Urban and regional planning
Geography and Environmental Management: Development
Geography and Environmental Management: Rural Development Planning


Women in the Niger Delta play a prominent cultural role in agriculture in the region including their contribution to household food security – this despite their limited rights to land and rising seasonal flood levels.


Conservatively, women consist of 60% of agricultural labour in Nigeria. Despite this, women are generally considered as farm help, not farmers. This limits their role in decision-making processes and exposure to economic opportunities that should grow to active participation in the planning processes.


Dr Tonye Odubo’s FAR-LeaF research will investigate Women’s land rights and agricultural development in Bayelsa State.

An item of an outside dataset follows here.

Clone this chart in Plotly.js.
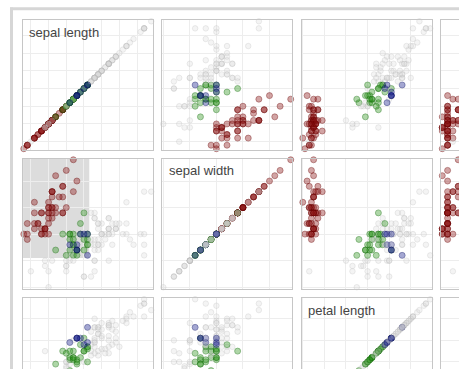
<!DOCTYPE html>
<html><head><meta charset="utf-8">
<script src="https://cdn.plot.ly/plotly-3.0.1.min.js"></script>
<style>html,body{margin:0;padding:0;overflow:hidden;background:#fff}#chart{width:600px;height:460px}</style>
</head><body><div id="chart"></div><script>
const traits = ["sepal length", "sepal width", "petal length", "petal width"];
const speciesNames = ["setosa", "versicolor", "virginica"];

const sepalLength = [5.1,4.9,4.7,4.6,5.0,5.4,4.6,5.0,4.4,4.9,5.4,4.8,4.8,4.3,5.8,5.7,5.4,5.1,5.7,5.1,5.4,5.1,4.6,5.1,4.8,5.0,5.0,5.2,5.2,4.7,4.8,5.4,5.2,5.5,4.9,5.0,5.5,4.9,4.4,5.1,5.0,4.5,4.4,5.0,5.1,4.8,5.1,4.6,5.3,5.0,
7.0,6.4,6.9,5.5,6.5,5.7,6.3,4.9,6.6,5.2,5.0,5.9,6.0,6.1,5.6,6.7,5.6,5.8,6.2,5.6,5.9,6.1,6.3,6.1,6.4,6.6,6.8,6.7,6.0,5.7,5.5,5.5,5.8,6.0,5.4,6.0,6.7,6.3,5.6,5.5,5.5,6.1,5.8,5.0,5.6,5.7,5.7,6.2,5.1,5.7,
6.3,5.8,7.1,6.3,6.5,7.6,4.9,7.3,6.7,7.2,6.5,6.4,6.8,5.7,5.8,6.4,6.5,7.7,7.7,6.0,6.9,5.6,7.7,6.3,6.7,7.2,6.2,6.1,6.4,7.2,7.4,7.9,6.4,6.3,6.1,7.7,6.3,6.4,6.0,6.9,6.7,6.9,5.8,6.8,6.7,6.7,6.3,6.5,6.2,5.9];
const sepalWidth = [3.5,3.0,3.2,3.1,3.6,3.9,3.4,3.4,2.9,3.1,3.7,3.4,3.0,3.0,4.0,4.4,3.9,3.5,3.8,3.8,3.4,3.7,3.6,3.3,3.4,3.0,3.4,3.5,3.4,3.2,3.1,3.4,4.1,4.2,3.1,3.2,3.5,3.1,3.0,3.4,3.5,2.3,3.2,3.5,3.8,3.0,3.8,3.2,3.7,3.3,
3.2,3.2,3.1,2.3,2.8,2.8,3.3,2.4,2.9,2.7,2.0,3.0,2.2,2.9,2.9,3.1,3.0,2.7,2.2,2.5,3.2,2.8,2.5,2.8,2.9,3.0,2.8,3.0,2.9,2.6,2.4,2.4,2.7,2.7,3.0,3.4,3.1,2.3,3.0,2.5,2.6,3.0,2.6,2.3,2.7,3.0,2.9,2.9,2.5,2.8,
3.3,2.7,3.0,2.9,3.0,3.0,2.5,2.9,2.5,3.6,3.2,2.7,3.0,2.5,2.8,3.2,3.0,3.8,2.6,2.2,3.2,2.8,2.8,2.7,3.3,3.2,2.8,3.0,2.8,3.0,2.8,3.8,2.8,2.8,2.6,3.0,3.4,3.1,3.0,3.1,3.1,3.1,2.7,3.2,3.3,3.0,2.5,3.0,3.4,3.0];
const petalLength = [1.4,1.4,1.3,1.5,1.4,1.7,1.4,1.5,1.4,1.5,1.5,1.6,1.4,1.1,1.2,1.5,1.3,1.4,1.7,1.5,1.7,1.5,1.0,1.7,1.9,1.6,1.6,1.5,1.4,1.6,1.6,1.5,1.5,1.4,1.5,1.2,1.3,1.5,1.3,1.5,1.3,1.3,1.3,1.6,1.9,1.4,1.6,1.4,1.5,1.4,
4.7,4.5,4.9,4.0,4.6,4.5,4.7,3.3,4.6,3.9,3.5,4.2,4.0,4.7,3.6,4.4,4.5,4.1,4.5,3.9,4.8,4.0,4.9,4.7,4.3,4.4,4.8,5.0,4.5,3.5,3.8,3.7,3.9,5.1,4.5,4.5,4.7,4.4,4.1,4.0,4.4,4.6,4.0,3.3,4.2,4.2,4.2,4.3,3.0,4.1,
6.0,5.1,5.9,5.6,5.8,6.6,4.5,6.3,5.8,6.1,5.1,5.3,5.5,5.0,5.1,5.3,5.5,6.7,6.9,5.0,5.7,4.9,6.7,4.9,5.7,6.0,4.8,4.9,5.6,5.8,6.1,6.4,5.6,5.1,5.6,6.1,5.6,5.5,4.8,5.4,5.6,5.1,5.1,5.9,5.7,5.2,5.0,5.2,5.4,5.1];
const petalWidth = [0.2,0.2,0.2,0.2,0.2,0.4,0.3,0.2,0.2,0.1,0.2,0.2,0.1,0.1,0.2,0.4,0.4,0.3,0.3,0.3,0.2,0.4,0.2,0.5,0.2,0.2,0.4,0.2,0.2,0.2,0.2,0.4,0.1,0.2,0.1,0.2,0.2,0.1,0.2,0.2,0.3,0.3,0.2,0.6,0.4,0.3,0.2,0.2,0.2,0.2,
1.4,1.5,1.5,1.3,1.5,1.3,1.6,1.0,1.3,1.4,1.0,1.5,1.0,1.4,1.3,1.4,1.5,1.0,1.5,1.1,1.8,1.3,1.5,1.2,1.3,1.4,1.4,1.7,1.5,1.0,1.1,1.0,1.2,1.6,1.5,1.6,1.5,1.3,1.3,1.3,1.2,1.4,1.2,1.0,1.3,1.2,1.3,1.3,1.1,1.3,
2.5,1.9,2.1,1.8,2.2,2.1,1.7,1.8,1.8,2.5,2.0,1.9,2.1,2.0,2.4,2.3,1.8,2.2,2.3,1.5,2.3,2.0,2.0,1.8,2.1,1.8,1.8,1.8,2.1,1.6,1.9,2.0,2.2,1.5,1.4,2.3,2.4,1.8,1.8,2.1,2.4,2.3,1.9,2.3,2.5,2.3,1.9,2.0,2.3,1.8];
const speciesIndex = [0,0,0,0,0,0,0,0,0,0,0,0,0,0,0,0,0,0,0,0,0,0,0,0,0,0,0,0,0,0,0,0,0,0,0,0,0,0,0,0,0,0,0,0,0,0,0,0,0,0,
1,1,1,1,1,1,1,1,1,1,1,1,1,1,1,1,1,1,1,1,1,1,1,1,1,1,1,1,1,1,1,1,1,1,1,1,1,1,1,1,1,1,1,1,1,1,1,1,1,1,
2,2,2,2,2,2,2,2,2,2,2,2,2,2,2,2,2,2,2,2,2,2,2,2,2,2,2,2,2,2,2,2,2,2,2,2,2,2,2,2,2,2,2,2,2,2,2,2,2,2];

// brush extent (data units) drawn in the sepal length x sepal width cell
const brushSepalLength = [4.28, 6.15];
const brushSepalWidth = [2.55, 4.45];

const values = [sepalLength, sepalWidth, petalLength, petalWidth];
const gridStep = [0.5, 0.5, 1, 0.5];

const W = 600, H = 460;
const colLeft = [22.5, 162, 301.5, 441];
const rowTop = [20, 158.5, 298];
const cellW = 130, cellH = 130;

const fillCols = ["rgba(140,20,20,0.55)", "rgba(45,150,30,0.55)", "rgba(20,30,140,0.55)"];
const lineCols = ["rgba(105,0,0,0.75)", "rgba(20,110,10,0.75)", "rgba(10,15,100,0.75)"];
const grayFill = "rgba(215,215,215,0.38)";
const grayLine = "rgba(180,180,180,0.45)";

const selected = sepalLength.map((v, i) =>
  v >= brushSepalLength[0] && v <= brushSepalLength[1] &&
  sepalWidth[i] >= brushSepalWidth[0] && sepalWidth[i] <= brushSepalWidth[1]);
const mFill = speciesIndex.map((s, i) => selected[i] ? fillCols[s] : grayFill);
const mLine = speciesIndex.map((s, i) => selected[i] ? lineCols[s] : grayLine);
const mSize = selected.map(s => s ? 6 : 5.5);

const data = [];
const layout = {
  width: W, height: H, margin: {l: 0, r: 0, t: 0, b: 0},
  paper_bgcolor: "#fff", plot_bgcolor: "#fff", showlegend: false,
  font: {family: "Liberation Sans, Arial, sans-serif"},
  annotations: [], shapes: []
};

function axRange(arr) {
  const mn = Math.min(...arr), mx = Math.max(...arr), pad = (mx - mn) * 0.01;
  return [mn - pad, mx + pad];
}

for (let r = 0; r < 3; r++) {
  for (let c = 0; c < 4; c++) {
    const k = r * 4 + c + 1;
    const xa = "xaxis" + (k === 1 ? "" : k), ya = "yaxis" + (k === 1 ? "" : k);
    const xs = "x" + (k === 1 ? "" : k), ys = "y" + (k === 1 ? "" : k);
    const common = {showgrid: true, gridcolor: "#ededed", gridwidth: 1, zeroline: false,
      showticklabels: false, ticks: "", showline: true, mirror: true,
      linecolor: "#c6c6c6", linewidth: 1, fixedrange: true};
    layout[xa] = Object.assign({}, common, {
      domain: [colLeft[c] / W, (colLeft[c] + cellW) / W], range: axRange(values[c]),
      dtick: gridStep[c], tick0: 0, anchor: ys});
    layout[ya] = Object.assign({}, common, {
      domain: [1 - (rowTop[r] + cellH) / H, 1 - rowTop[r] / H], range: axRange(values[r]),
      dtick: gridStep[r], tick0: 0, anchor: xs});
    data.push({
      type: "scatter", mode: "markers", xaxis: xs, yaxis: ys,
      x: values[c], y: values[r], cliponaxis: false, hoverinfo: "skip",
      marker: {size: mSize, color: mFill, line: {color: mLine, width: 0.8}}
    });
    if (r === c) {
      layout.annotations.push({
        xref: xs + " domain", yref: ys + " domain", x: 0.035, y: 0.98,
        xanchor: "left", yanchor: "top", showarrow: false, text: traits[r],
        font: {size: 13, color: "#444", family: "Liberation Sans, Arial, sans-serif"}
      });
    }
  }
}

// brush rectangle (cell: x = sepal length, y = sepal width)
layout.shapes.push({type: "rect", xref: "x5", yref: "y5", layer: "below",
  x0: brushSepalLength[0], x1: brushSepalLength[1], y0: brushSepalWidth[0], y1: brushSepalWidth[1],
  fillcolor: "#dcdcdc", line: {width: 0}});
// outer frame
layout.shapes.push({type: "line", xref: "paper", yref: "paper",
  x0: 10 / W, x1: 1, y0: 1 - 8.8 / H, y1: 1 - 8.8 / H, line: {color: "#d6d6d6", width: 3}});
layout.shapes.push({type: "line", xref: "paper", yref: "paper",
  x0: 11.5 / W, x1: 11.5 / W, y0: 0, y1: 1 - 7.5 / H, line: {color: "#d6d6d6", width: 3}});

Plotly.newPlot("chart", data, layout, {staticPlot: true, displayModeBar: false});
</script></body></html>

She says cultural norms in sub-Saharan Africa have long encouraged women to engage in various agricultural activities to provide food for their households. This has never been truer than in Bayelsa State, Nigeria, where farming and providing food for the household is considered the duty of a woman.

Faced with limited access to land, credits, extension services and inputs as well as rising levels of annual floods, environmental degradation, and pests – and in addition to constraints to their reproductive role – most women do not produce enough food for their households and many of these households lack food security.


She aims to study women’s rights to land and agricultural development. Her objectives include ascertaining the role of women in agriculture, examining women’s land rights, assessing access to land and analyzing household food security.


Primary data will be sourced through administration interview schedules for women farmers in seven local government areas in Bayelsa State.


Recommendations of the study are expected to enable women to be truly heard and considered in development, not just for political correctness but with conscious effort and commitment to the development of agriculture.